* Stated goal *
Without including any pictures, write out the listing below exactly.
::: Data supplied :::
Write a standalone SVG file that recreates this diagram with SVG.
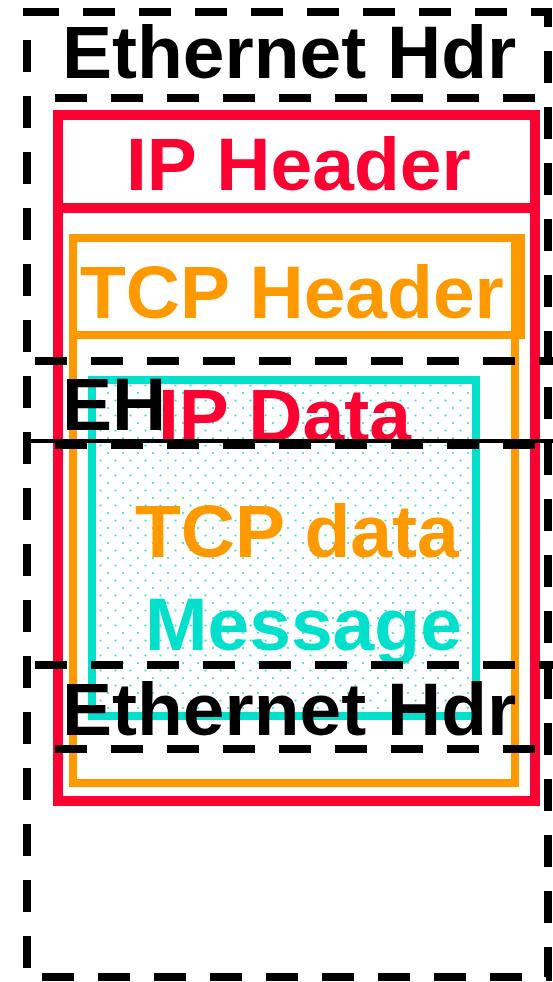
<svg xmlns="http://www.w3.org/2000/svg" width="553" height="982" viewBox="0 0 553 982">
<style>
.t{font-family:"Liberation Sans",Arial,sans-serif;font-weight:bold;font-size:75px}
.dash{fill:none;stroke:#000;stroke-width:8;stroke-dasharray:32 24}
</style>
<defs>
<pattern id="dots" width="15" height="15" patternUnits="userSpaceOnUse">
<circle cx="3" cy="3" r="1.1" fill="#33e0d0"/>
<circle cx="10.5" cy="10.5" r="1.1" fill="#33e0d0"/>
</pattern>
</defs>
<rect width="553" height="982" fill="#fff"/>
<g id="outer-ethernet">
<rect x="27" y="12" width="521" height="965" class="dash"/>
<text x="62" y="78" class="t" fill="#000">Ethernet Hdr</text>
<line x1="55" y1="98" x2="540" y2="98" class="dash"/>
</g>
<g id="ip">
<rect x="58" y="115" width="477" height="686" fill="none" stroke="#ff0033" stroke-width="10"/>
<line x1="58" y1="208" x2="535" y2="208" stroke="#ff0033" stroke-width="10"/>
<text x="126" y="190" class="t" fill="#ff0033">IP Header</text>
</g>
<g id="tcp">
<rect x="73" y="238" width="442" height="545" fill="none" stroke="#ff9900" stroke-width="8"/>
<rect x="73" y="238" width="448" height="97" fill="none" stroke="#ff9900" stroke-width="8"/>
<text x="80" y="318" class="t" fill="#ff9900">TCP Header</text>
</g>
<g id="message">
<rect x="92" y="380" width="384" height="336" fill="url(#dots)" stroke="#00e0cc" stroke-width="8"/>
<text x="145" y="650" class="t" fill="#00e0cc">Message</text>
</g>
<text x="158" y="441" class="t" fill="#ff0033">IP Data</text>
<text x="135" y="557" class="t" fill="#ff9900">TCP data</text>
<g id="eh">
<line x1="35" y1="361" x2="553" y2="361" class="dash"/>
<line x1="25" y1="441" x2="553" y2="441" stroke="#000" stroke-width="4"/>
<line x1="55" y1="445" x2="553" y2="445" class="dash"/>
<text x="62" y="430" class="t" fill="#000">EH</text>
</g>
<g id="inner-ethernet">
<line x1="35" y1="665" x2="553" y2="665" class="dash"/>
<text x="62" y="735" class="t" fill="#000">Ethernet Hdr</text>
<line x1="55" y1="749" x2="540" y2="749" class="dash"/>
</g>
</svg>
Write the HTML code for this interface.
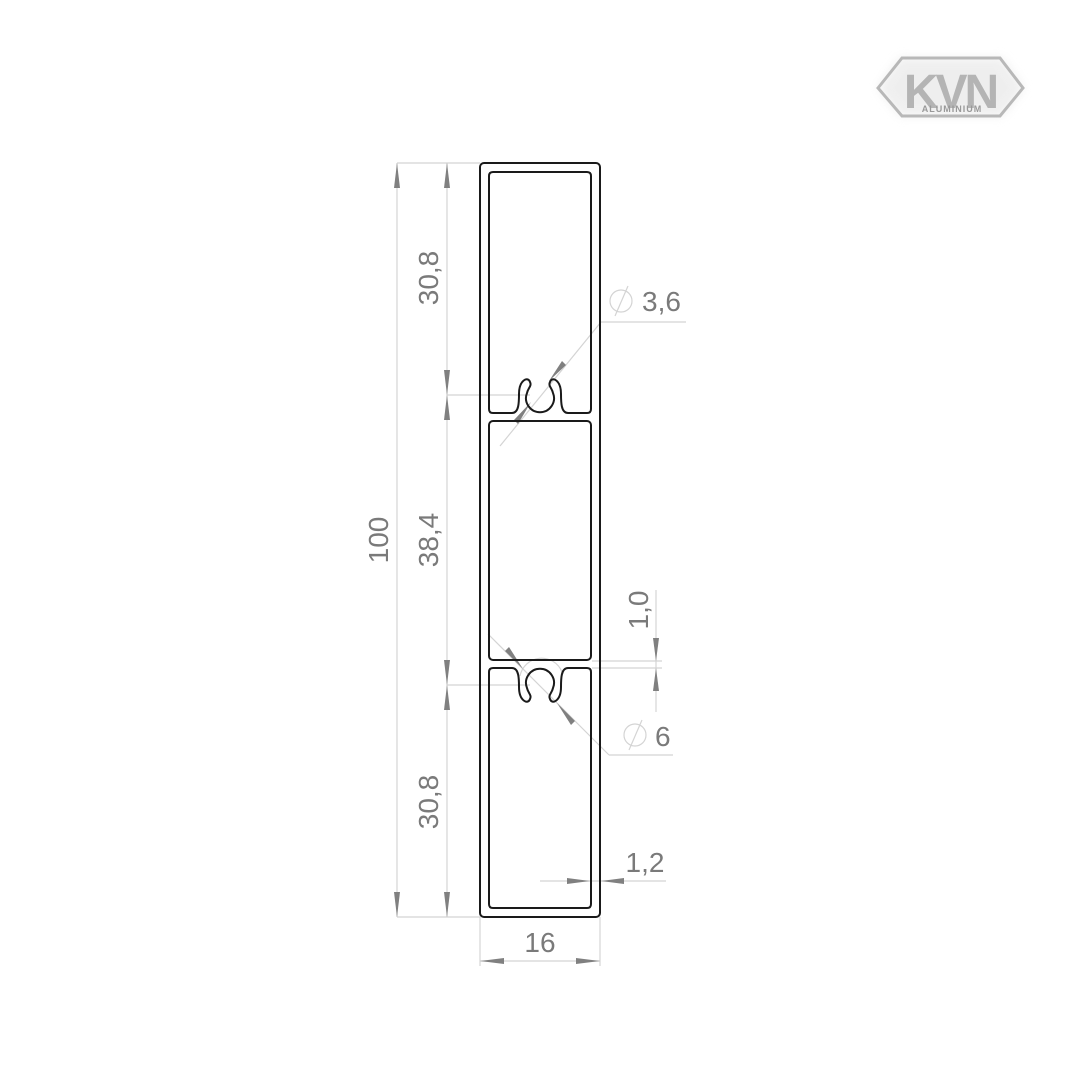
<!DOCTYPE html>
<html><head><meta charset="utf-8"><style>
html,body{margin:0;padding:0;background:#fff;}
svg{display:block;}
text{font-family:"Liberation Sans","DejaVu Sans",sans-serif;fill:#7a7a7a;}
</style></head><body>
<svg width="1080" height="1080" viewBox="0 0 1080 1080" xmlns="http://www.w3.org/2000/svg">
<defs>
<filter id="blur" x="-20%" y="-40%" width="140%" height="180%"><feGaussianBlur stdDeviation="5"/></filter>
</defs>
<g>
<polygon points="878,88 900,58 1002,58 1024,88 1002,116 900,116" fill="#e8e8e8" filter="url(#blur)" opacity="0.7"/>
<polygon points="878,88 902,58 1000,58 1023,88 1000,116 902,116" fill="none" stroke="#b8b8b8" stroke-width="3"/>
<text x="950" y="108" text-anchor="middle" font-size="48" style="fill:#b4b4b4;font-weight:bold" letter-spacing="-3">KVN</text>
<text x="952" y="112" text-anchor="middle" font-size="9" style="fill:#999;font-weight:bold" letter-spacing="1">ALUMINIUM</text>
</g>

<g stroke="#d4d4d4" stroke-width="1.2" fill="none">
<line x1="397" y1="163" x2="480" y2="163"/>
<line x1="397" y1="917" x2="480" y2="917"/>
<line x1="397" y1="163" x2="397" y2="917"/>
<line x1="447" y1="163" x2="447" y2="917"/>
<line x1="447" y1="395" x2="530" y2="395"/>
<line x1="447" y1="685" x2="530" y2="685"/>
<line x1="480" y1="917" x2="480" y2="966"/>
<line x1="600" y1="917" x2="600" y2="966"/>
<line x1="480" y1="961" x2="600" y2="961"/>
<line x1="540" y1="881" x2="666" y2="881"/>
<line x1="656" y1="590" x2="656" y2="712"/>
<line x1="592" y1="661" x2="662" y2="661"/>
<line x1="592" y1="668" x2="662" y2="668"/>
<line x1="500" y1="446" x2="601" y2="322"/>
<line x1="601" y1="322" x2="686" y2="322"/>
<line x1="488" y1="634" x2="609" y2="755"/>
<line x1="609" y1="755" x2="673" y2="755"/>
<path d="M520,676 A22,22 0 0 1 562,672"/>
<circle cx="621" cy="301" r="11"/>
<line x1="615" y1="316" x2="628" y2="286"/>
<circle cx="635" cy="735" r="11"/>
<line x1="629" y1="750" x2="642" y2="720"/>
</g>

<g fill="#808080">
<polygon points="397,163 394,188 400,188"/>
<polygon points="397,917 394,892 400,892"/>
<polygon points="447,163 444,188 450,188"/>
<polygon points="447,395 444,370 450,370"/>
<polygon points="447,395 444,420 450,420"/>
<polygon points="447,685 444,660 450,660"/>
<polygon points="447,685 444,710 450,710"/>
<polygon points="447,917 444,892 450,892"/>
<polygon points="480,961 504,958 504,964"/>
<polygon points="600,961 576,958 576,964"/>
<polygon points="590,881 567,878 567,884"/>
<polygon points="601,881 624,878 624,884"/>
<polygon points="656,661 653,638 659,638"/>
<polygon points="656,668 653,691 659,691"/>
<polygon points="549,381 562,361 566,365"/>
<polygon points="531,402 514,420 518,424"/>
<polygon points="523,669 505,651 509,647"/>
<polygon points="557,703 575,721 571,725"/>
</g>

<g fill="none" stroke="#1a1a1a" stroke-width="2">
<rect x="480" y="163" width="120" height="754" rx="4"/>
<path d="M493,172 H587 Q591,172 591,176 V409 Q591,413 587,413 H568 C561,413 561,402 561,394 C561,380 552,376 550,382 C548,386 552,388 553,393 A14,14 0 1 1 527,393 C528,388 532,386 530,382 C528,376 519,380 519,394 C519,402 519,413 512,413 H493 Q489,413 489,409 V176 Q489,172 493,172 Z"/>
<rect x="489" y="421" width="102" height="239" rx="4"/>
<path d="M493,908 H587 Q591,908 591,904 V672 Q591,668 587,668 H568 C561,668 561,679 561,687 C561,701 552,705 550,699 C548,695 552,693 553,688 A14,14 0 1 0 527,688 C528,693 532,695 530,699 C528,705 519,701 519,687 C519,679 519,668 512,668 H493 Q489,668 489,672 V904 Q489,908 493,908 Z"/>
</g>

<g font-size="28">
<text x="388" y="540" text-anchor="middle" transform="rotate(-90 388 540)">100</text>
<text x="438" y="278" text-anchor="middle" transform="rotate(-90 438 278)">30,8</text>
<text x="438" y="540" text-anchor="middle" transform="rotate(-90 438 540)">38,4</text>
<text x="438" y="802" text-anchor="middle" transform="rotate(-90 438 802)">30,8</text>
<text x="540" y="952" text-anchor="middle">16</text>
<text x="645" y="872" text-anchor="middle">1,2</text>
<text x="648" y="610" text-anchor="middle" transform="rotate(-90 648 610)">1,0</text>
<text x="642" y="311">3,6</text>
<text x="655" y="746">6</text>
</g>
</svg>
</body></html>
:::
* Solution for this exercise *
Write a standalone SVG file that recreates this diagram with SVG.
<svg xmlns="http://www.w3.org/2000/svg" width="553" height="982" viewBox="0 0 553 982">
<style>
.t{font-family:"Liberation Sans",Arial,sans-serif;font-weight:bold;font-size:75px}
.dash{fill:none;stroke:#000;stroke-width:8;stroke-dasharray:32 24}
</style>
<defs>
<pattern id="dots" width="15" height="15" patternUnits="userSpaceOnUse">
<circle cx="3" cy="3" r="1.1" fill="#33e0d0"/>
<circle cx="10.5" cy="10.5" r="1.1" fill="#33e0d0"/>
</pattern>
</defs>
<rect width="553" height="982" fill="#fff"/>
<g id="outer-ethernet">
<rect x="27" y="12" width="521" height="965" class="dash"/>
<text x="62" y="78" class="t" fill="#000">Ethernet Hdr</text>
<line x1="55" y1="98" x2="540" y2="98" class="dash"/>
</g>
<g id="ip">
<rect x="58" y="115" width="477" height="686" fill="none" stroke="#ff0033" stroke-width="10"/>
<line x1="58" y1="208" x2="535" y2="208" stroke="#ff0033" stroke-width="10"/>
<text x="126" y="190" class="t" fill="#ff0033">IP Header</text>
</g>
<g id="tcp">
<rect x="73" y="238" width="442" height="545" fill="none" stroke="#ff9900" stroke-width="8"/>
<rect x="73" y="238" width="448" height="97" fill="none" stroke="#ff9900" stroke-width="8"/>
<text x="80" y="318" class="t" fill="#ff9900">TCP Header</text>
</g>
<g id="message">
<rect x="92" y="380" width="384" height="336" fill="url(#dots)" stroke="#00e0cc" stroke-width="8"/>
<text x="145" y="650" class="t" fill="#00e0cc">Message</text>
</g>
<text x="158" y="441" class="t" fill="#ff0033">IP Data</text>
<text x="135" y="557" class="t" fill="#ff9900">TCP data</text>
<g id="eh">
<line x1="35" y1="361" x2="553" y2="361" class="dash"/>
<line x1="25" y1="441" x2="553" y2="441" stroke="#000" stroke-width="4"/>
<line x1="55" y1="445" x2="553" y2="445" class="dash"/>
<text x="62" y="430" class="t" fill="#000">EH</text>
</g>
<g id="inner-ethernet">
<line x1="35" y1="665" x2="553" y2="665" class="dash"/>
<text x="62" y="735" class="t" fill="#000">Ethernet Hdr</text>
<line x1="55" y1="749" x2="540" y2="749" class="dash"/>
</g>
</svg>
Write the HTML code for this interface.
<!DOCTYPE html>
<html><head><meta charset="utf-8"><style>
html,body{margin:0;padding:0;background:#fff;}
svg{display:block;}
text{font-family:"Liberation Sans","DejaVu Sans",sans-serif;fill:#7a7a7a;}
</style></head><body>
<svg width="1080" height="1080" viewBox="0 0 1080 1080" xmlns="http://www.w3.org/2000/svg">
<defs>
<filter id="blur" x="-20%" y="-40%" width="140%" height="180%"><feGaussianBlur stdDeviation="5"/></filter>
</defs>
<g>
<polygon points="878,88 900,58 1002,58 1024,88 1002,116 900,116" fill="#e8e8e8" filter="url(#blur)" opacity="0.7"/>
<polygon points="878,88 902,58 1000,58 1023,88 1000,116 902,116" fill="none" stroke="#b8b8b8" stroke-width="3"/>
<text x="950" y="108" text-anchor="middle" font-size="48" style="fill:#b4b4b4;font-weight:bold" letter-spacing="-3">KVN</text>
<text x="952" y="112" text-anchor="middle" font-size="9" style="fill:#999;font-weight:bold" letter-spacing="1">ALUMINIUM</text>
</g>

<g stroke="#d4d4d4" stroke-width="1.2" fill="none">
<line x1="397" y1="163" x2="480" y2="163"/>
<line x1="397" y1="917" x2="480" y2="917"/>
<line x1="397" y1="163" x2="397" y2="917"/>
<line x1="447" y1="163" x2="447" y2="917"/>
<line x1="447" y1="395" x2="530" y2="395"/>
<line x1="447" y1="685" x2="530" y2="685"/>
<line x1="480" y1="917" x2="480" y2="966"/>
<line x1="600" y1="917" x2="600" y2="966"/>
<line x1="480" y1="961" x2="600" y2="961"/>
<line x1="540" y1="881" x2="666" y2="881"/>
<line x1="656" y1="590" x2="656" y2="712"/>
<line x1="592" y1="661" x2="662" y2="661"/>
<line x1="592" y1="668" x2="662" y2="668"/>
<line x1="500" y1="446" x2="601" y2="322"/>
<line x1="601" y1="322" x2="686" y2="322"/>
<line x1="488" y1="634" x2="609" y2="755"/>
<line x1="609" y1="755" x2="673" y2="755"/>
<path d="M520,676 A22,22 0 0 1 562,672"/>
<circle cx="621" cy="301" r="11"/>
<line x1="615" y1="316" x2="628" y2="286"/>
<circle cx="635" cy="735" r="11"/>
<line x1="629" y1="750" x2="642" y2="720"/>
</g>

<g fill="#808080">
<polygon points="397,163 394,188 400,188"/>
<polygon points="397,917 394,892 400,892"/>
<polygon points="447,163 444,188 450,188"/>
<polygon points="447,395 444,370 450,370"/>
<polygon points="447,395 444,420 450,420"/>
<polygon points="447,685 444,660 450,660"/>
<polygon points="447,685 444,710 450,710"/>
<polygon points="447,917 444,892 450,892"/>
<polygon points="480,961 504,958 504,964"/>
<polygon points="600,961 576,958 576,964"/>
<polygon points="590,881 567,878 567,884"/>
<polygon points="601,881 624,878 624,884"/>
<polygon points="656,661 653,638 659,638"/>
<polygon points="656,668 653,691 659,691"/>
<polygon points="549,381 562,361 566,365"/>
<polygon points="531,402 514,420 518,424"/>
<polygon points="523,669 505,651 509,647"/>
<polygon points="557,703 575,721 571,725"/>
</g>

<g fill="none" stroke="#1a1a1a" stroke-width="2">
<rect x="480" y="163" width="120" height="754" rx="4"/>
<path d="M493,172 H587 Q591,172 591,176 V409 Q591,413 587,413 H568 C561,413 561,402 561,394 C561,380 552,376 550,382 C548,386 552,388 553,393 A14,14 0 1 1 527,393 C528,388 532,386 530,382 C528,376 519,380 519,394 C519,402 519,413 512,413 H493 Q489,413 489,409 V176 Q489,172 493,172 Z"/>
<rect x="489" y="421" width="102" height="239" rx="4"/>
<path d="M493,908 H587 Q591,908 591,904 V672 Q591,668 587,668 H568 C561,668 561,679 561,687 C561,701 552,705 550,699 C548,695 552,693 553,688 A14,14 0 1 0 527,688 C528,693 532,695 530,699 C528,705 519,701 519,687 C519,679 519,668 512,668 H493 Q489,668 489,672 V904 Q489,908 493,908 Z"/>
</g>

<g font-size="28">
<text x="388" y="540" text-anchor="middle" transform="rotate(-90 388 540)">100</text>
<text x="438" y="278" text-anchor="middle" transform="rotate(-90 438 278)">30,8</text>
<text x="438" y="540" text-anchor="middle" transform="rotate(-90 438 540)">38,4</text>
<text x="438" y="802" text-anchor="middle" transform="rotate(-90 438 802)">30,8</text>
<text x="540" y="952" text-anchor="middle">16</text>
<text x="645" y="872" text-anchor="middle">1,2</text>
<text x="648" y="610" text-anchor="middle" transform="rotate(-90 648 610)">1,0</text>
<text x="642" y="311">3,6</text>
<text x="655" y="746">6</text>
</g>
</svg>
</body></html>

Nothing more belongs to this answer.